Records for this exercise
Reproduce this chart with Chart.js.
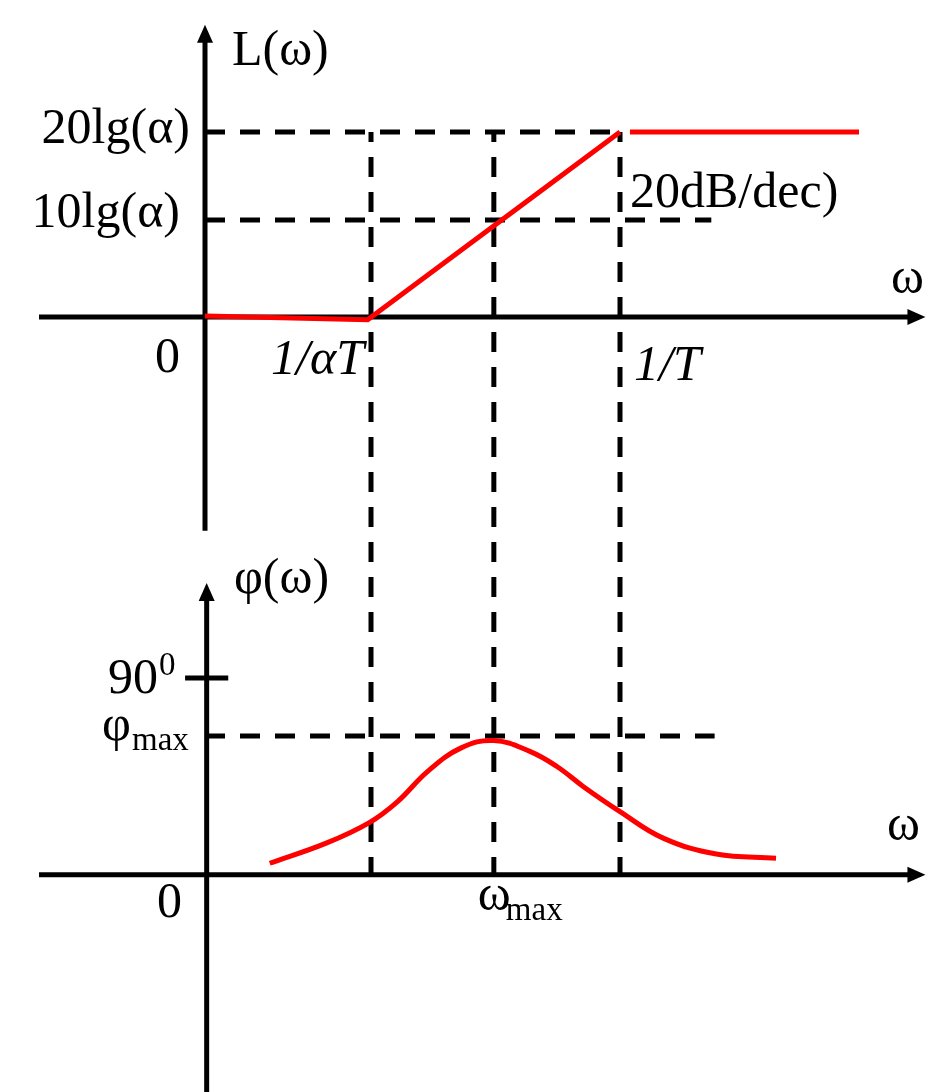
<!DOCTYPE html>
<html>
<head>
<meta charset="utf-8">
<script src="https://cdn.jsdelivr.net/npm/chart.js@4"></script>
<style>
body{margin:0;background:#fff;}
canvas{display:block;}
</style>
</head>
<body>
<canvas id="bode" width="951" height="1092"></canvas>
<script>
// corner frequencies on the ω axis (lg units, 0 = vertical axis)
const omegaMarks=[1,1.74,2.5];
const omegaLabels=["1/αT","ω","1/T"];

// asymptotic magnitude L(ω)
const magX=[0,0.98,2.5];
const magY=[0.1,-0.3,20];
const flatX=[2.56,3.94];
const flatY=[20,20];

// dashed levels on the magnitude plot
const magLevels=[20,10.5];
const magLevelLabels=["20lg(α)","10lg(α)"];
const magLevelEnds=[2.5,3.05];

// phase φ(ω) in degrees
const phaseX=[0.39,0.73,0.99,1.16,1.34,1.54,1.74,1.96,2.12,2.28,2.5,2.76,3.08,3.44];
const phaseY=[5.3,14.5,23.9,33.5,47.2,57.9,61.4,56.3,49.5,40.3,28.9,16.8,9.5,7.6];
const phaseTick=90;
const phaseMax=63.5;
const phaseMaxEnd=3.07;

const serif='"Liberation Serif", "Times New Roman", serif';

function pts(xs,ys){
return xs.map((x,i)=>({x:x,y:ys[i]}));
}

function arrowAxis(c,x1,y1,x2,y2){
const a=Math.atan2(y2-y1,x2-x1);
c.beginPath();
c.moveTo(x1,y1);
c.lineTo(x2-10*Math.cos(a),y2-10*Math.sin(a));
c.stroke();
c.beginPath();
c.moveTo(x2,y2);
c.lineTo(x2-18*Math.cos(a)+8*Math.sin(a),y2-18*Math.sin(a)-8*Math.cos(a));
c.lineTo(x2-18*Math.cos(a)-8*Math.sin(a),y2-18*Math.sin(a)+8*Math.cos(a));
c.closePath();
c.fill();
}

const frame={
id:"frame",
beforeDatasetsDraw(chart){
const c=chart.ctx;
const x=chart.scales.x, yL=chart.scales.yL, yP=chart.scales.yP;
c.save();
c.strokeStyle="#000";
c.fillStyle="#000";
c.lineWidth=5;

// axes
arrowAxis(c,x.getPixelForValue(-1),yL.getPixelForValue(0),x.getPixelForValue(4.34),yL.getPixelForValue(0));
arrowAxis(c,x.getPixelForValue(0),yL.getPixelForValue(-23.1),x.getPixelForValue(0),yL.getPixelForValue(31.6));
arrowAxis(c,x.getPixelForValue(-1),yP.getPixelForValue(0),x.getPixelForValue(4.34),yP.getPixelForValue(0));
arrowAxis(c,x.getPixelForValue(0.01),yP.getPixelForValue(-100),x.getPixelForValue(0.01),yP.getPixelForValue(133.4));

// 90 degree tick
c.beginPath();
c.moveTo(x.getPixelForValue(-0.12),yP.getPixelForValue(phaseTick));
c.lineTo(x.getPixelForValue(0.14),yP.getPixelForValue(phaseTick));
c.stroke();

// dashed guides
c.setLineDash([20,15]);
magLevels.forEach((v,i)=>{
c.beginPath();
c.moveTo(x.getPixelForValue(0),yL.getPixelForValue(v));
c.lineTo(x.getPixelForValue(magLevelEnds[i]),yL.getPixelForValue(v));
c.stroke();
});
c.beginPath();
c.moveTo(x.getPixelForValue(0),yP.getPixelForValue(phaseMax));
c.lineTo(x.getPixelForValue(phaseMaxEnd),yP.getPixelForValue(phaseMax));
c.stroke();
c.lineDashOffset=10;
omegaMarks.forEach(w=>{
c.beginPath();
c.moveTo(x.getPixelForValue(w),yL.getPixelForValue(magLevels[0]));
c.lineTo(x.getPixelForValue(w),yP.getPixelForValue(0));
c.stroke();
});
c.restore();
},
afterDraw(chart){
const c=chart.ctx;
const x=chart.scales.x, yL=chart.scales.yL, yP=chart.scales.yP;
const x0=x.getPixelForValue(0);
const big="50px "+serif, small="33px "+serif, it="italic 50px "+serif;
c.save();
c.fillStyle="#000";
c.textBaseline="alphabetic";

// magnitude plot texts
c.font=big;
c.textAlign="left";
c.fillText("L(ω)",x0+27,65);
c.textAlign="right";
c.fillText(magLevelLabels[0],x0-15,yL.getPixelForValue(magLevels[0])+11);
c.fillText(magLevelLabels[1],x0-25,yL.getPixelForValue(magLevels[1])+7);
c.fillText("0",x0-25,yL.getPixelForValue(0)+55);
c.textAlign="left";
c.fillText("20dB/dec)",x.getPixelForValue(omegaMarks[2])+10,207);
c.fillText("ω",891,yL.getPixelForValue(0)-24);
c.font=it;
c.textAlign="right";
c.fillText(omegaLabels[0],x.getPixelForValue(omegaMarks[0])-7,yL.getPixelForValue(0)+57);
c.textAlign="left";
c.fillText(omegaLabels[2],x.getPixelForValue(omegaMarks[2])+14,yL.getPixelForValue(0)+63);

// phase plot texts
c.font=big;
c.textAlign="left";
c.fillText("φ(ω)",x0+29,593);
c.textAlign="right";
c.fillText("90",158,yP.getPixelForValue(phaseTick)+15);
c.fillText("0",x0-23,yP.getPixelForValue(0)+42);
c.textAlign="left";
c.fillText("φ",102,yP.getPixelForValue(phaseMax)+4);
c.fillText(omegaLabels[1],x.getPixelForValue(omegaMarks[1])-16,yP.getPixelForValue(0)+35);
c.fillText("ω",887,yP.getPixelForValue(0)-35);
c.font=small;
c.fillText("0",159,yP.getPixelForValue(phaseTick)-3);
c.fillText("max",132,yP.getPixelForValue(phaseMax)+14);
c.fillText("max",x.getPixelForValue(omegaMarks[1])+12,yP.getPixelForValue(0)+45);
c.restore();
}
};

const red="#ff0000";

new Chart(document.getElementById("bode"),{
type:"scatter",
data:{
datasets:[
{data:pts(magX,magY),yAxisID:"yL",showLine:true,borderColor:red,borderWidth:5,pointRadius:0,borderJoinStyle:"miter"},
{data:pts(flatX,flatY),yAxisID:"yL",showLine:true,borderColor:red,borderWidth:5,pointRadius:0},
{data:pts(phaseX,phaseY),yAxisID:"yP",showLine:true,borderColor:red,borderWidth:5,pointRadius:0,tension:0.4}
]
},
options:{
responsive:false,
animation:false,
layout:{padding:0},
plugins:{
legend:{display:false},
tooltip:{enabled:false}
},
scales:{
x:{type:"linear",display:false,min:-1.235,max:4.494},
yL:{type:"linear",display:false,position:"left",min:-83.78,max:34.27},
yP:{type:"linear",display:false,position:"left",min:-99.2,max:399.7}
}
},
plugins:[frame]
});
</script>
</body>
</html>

...

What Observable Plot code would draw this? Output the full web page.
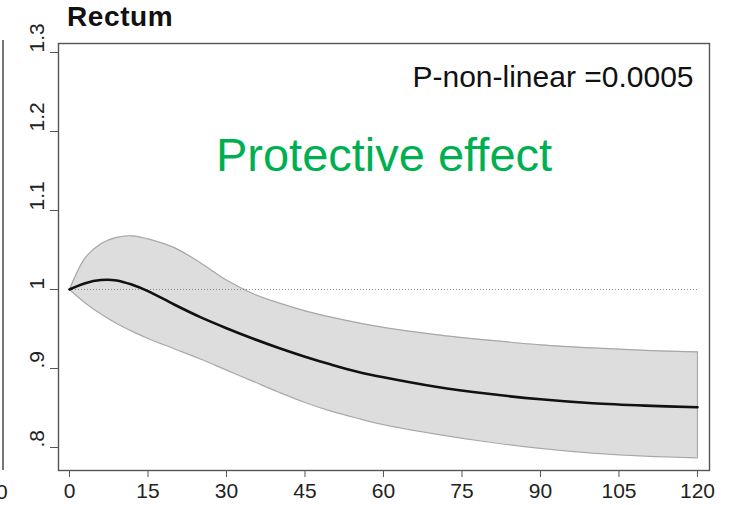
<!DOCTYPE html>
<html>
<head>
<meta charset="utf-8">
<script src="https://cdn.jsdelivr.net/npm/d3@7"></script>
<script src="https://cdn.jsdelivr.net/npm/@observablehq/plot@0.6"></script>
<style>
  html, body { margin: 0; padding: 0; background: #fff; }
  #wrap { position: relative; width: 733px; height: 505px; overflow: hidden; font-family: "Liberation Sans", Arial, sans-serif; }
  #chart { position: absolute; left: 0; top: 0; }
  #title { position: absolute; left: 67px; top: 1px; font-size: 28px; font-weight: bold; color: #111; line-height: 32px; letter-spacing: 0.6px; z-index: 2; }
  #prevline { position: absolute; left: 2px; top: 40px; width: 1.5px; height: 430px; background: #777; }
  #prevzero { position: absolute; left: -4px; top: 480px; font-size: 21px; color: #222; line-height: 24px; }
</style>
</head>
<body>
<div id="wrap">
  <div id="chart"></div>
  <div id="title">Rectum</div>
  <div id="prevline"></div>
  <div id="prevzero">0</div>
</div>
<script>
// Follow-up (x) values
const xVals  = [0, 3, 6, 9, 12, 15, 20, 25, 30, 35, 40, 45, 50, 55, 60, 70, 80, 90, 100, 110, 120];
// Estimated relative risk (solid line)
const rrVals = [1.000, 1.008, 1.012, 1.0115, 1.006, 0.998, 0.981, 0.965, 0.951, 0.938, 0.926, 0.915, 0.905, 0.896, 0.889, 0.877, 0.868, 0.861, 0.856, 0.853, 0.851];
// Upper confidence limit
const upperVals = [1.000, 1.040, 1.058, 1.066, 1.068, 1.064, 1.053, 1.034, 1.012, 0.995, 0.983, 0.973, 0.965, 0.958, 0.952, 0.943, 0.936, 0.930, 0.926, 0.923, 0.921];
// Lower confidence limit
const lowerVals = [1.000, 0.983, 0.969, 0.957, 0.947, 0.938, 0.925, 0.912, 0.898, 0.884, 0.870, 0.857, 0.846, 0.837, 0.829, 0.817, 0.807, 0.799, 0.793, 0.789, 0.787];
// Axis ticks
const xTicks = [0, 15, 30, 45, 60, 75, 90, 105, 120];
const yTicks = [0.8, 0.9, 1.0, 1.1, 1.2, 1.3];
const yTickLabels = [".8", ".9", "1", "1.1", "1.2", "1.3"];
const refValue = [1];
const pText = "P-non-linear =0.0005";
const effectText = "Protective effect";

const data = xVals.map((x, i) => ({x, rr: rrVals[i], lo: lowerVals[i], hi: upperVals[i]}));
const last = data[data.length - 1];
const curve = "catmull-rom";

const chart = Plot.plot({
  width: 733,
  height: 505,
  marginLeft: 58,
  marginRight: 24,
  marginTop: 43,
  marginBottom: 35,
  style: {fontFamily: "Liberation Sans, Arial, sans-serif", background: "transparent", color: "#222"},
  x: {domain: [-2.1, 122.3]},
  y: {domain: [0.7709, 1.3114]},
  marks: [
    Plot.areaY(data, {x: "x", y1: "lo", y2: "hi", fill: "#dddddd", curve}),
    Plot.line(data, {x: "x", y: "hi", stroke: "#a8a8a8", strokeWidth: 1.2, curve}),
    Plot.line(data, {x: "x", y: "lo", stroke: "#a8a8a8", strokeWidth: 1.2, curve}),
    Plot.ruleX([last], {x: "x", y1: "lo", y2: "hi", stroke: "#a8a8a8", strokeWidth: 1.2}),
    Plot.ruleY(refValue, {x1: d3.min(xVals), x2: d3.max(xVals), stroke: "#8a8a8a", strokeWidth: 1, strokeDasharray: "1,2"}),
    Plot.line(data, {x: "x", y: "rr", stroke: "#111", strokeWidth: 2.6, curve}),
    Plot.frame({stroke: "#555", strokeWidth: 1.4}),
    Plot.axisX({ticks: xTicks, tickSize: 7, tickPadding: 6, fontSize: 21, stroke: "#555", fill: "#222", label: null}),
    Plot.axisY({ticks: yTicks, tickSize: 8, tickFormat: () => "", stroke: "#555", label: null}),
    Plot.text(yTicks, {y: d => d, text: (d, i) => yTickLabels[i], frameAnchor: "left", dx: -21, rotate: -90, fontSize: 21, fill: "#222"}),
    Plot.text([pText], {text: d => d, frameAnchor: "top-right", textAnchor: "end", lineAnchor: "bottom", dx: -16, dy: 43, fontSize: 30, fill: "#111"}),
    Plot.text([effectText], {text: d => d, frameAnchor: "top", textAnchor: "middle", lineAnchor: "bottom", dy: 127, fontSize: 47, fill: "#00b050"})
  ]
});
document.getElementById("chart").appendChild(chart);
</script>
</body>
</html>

* * *

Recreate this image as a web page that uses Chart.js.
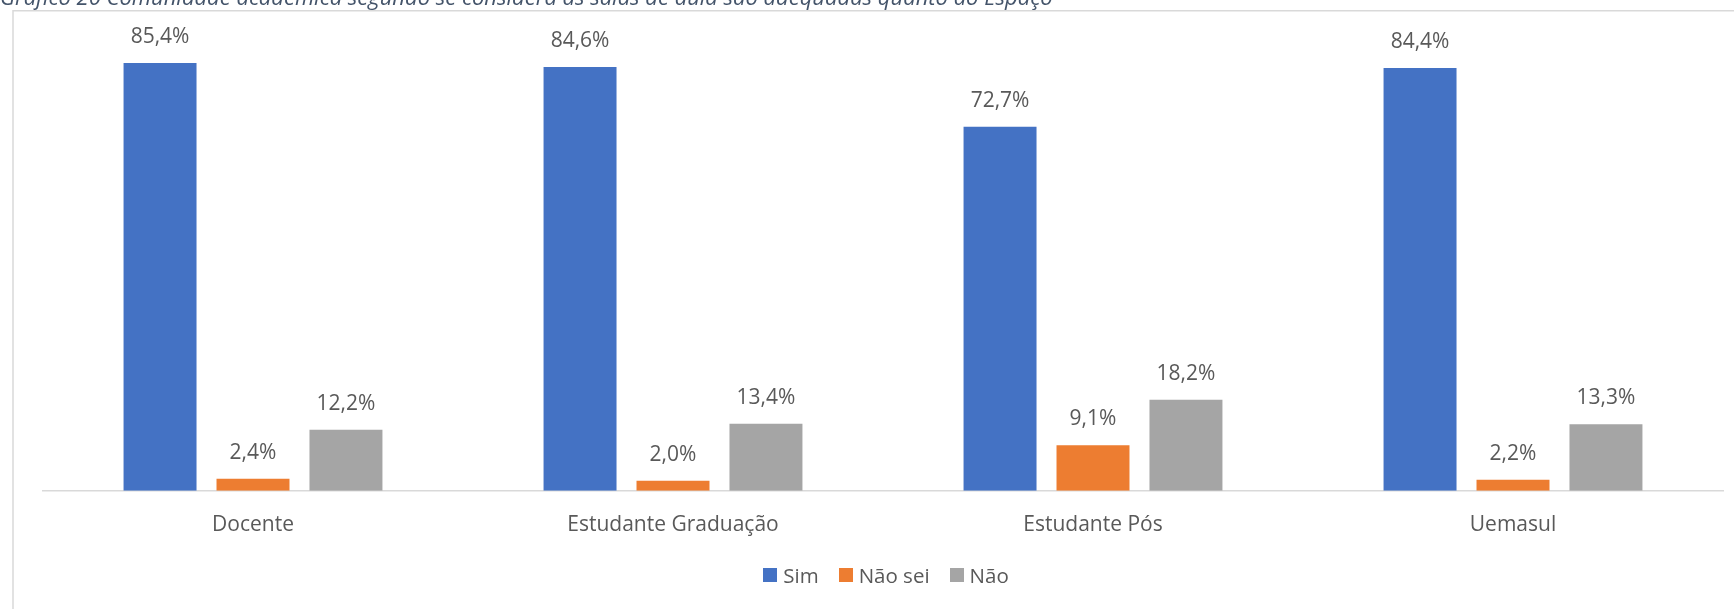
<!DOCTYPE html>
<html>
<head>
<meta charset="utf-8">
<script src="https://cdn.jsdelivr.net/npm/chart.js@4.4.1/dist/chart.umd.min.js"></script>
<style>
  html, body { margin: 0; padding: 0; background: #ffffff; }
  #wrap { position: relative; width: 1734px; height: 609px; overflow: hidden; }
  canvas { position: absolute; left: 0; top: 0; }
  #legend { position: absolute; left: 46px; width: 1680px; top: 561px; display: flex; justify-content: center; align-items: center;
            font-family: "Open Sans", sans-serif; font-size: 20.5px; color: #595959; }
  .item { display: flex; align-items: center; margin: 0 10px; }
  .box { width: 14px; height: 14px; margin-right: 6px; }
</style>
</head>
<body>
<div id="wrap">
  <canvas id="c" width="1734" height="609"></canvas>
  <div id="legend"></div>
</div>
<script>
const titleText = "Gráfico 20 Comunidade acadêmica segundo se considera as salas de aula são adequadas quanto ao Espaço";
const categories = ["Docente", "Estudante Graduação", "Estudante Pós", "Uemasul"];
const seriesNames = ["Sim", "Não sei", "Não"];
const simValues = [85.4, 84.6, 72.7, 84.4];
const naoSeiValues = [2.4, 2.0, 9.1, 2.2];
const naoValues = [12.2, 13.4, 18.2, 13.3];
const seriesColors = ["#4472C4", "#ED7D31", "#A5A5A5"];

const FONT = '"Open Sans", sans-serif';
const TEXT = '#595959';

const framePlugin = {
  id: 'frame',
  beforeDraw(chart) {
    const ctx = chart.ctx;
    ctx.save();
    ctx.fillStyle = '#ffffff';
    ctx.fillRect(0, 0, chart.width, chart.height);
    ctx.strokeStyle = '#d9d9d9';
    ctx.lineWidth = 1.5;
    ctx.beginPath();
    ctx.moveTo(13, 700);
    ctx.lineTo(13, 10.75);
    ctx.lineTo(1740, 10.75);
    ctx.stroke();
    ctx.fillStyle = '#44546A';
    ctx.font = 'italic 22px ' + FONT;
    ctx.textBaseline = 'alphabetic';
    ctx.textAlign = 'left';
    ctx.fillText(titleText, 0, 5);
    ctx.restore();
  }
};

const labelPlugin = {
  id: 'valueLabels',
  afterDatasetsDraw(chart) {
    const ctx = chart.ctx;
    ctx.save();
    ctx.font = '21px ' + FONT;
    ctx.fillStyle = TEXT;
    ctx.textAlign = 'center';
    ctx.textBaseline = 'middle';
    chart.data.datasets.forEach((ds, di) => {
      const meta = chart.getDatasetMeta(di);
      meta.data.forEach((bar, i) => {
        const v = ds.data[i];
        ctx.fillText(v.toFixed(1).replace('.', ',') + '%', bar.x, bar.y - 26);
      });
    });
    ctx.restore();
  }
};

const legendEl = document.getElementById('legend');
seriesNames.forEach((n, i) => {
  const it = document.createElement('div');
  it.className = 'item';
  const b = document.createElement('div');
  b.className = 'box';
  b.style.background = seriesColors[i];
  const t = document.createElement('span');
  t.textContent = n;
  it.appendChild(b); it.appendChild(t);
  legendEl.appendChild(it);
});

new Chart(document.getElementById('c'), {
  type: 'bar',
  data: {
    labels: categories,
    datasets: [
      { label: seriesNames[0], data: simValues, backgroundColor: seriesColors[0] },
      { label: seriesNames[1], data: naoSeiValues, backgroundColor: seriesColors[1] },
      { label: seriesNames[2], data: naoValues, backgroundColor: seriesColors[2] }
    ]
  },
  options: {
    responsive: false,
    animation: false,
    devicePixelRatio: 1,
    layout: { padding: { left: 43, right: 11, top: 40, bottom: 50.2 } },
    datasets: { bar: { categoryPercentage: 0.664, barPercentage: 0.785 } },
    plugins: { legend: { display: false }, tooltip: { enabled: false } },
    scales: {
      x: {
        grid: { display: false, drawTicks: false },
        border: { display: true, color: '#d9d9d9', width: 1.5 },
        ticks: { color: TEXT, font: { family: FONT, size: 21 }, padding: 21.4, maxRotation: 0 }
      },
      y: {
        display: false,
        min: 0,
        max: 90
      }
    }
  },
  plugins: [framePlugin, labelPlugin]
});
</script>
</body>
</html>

Brief
Your first line is the one with "Reproduce this chart with Chart.js.", and your last is the one with "const flatY=[20,20];". Copy those and every line between them exactly, without any pictures.

The response
Reproduce this chart with Chart.js.
<!DOCTYPE html>
<html>
<head>
<meta charset="utf-8">
<script src="https://cdn.jsdelivr.net/npm/chart.js@4"></script>
<style>
body{margin:0;background:#fff;}
canvas{display:block;}
</style>
</head>
<body>
<canvas id="bode" width="951" height="1092"></canvas>
<script>
// corner frequencies on the ω axis (lg units, 0 = vertical axis)
const omegaMarks=[1,1.74,2.5];
const omegaLabels=["1/αT","ω","1/T"];

// asymptotic magnitude L(ω)
const magX=[0,0.98,2.5];
const magY=[0.1,-0.3,20];
const flatX=[2.56,3.94];
const flatY=[20,20];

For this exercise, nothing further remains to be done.